The better alternative was in full evidence as Hurricane Sandy bore down on the United States last week. In advance, our utility client, Pepco Holdings, Inc. (PHI), and its operating companies Pepco, Delmarva Power and Atlantic City Electric, quickly activated the Stanton Communications team. Our job was to supplement PHI’s own staff of media response and outreach professionals who were responsible for updating customers, the media and other stakeholders on the status of outages and restoration efforts. In the days immediately prior to Sandy’s arrival, we deployed to client locations, activated media monitoring and reporting protocols, and initiated an around-the-clock mobilization to ensure additional resources were available whenever needed.

But it was PHI’s foresight – and more than a little prior experience – that recognized the importance of a structured and disciplined crisis communication capability. They made decisions in advance about roles and responsibilities, communication protocols, reporting mechanisms, data collection and more. They tested their procedures in drills and small scale real life scenarios, and refined their approach based on what they learned and observed. They also identified areas where outside support from the likes of Stanton Communications and others would be beneficial.

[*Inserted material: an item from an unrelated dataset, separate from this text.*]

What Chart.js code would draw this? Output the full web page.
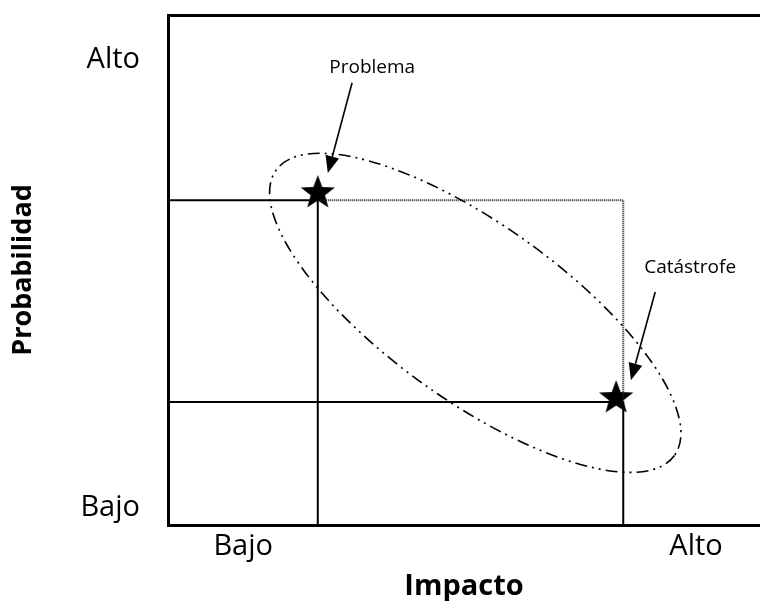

The advantage of all this was that when the storm appeared on the horizon, everyone was ready to go. When the call came to mobilize, there was no confusion about who would do what, where or when. Everything worked, not always perfectly, but well enough that company and agency professionals could adapt to changing conditions and course correct in real time.

When building a crisis communications initiative, the impulse is to anticipate a specific scenario and create a response plan suited to that contingency.  The better approach is to determine how people will be assigned, how resources will be engaged, and how decisions will be made in a hurry and under pressure. Above all else, a tested regimen for consistent and routine communication, team coordination, action and statement approvals and media liaison proves to be the greatest asset during a crisis. Those plans must be continually updated to stay abreast of changes in personnel and the company’s evolution. This rigorous approach ensures that when the time comes, no one is forced to make real-time changes to a dusty plan with outdated tactics and methods of operation. A crisis communication plan that was very well developed a few years ago might not be as effective any longer if, for example, it relied on fax notifications or MySpace updates to keep customers informed.

In this case, once power is fully restored to all who lost service during Sandy, PHI and its partners will again evaluate communications systems, recalibrate and refine strategies, and make further improvements. A key lesson learned will surely be that advance planning, preparation and training ensured the company’s PR SWAT team worked with precision. That’s a far better “learning” than that their impulses were right.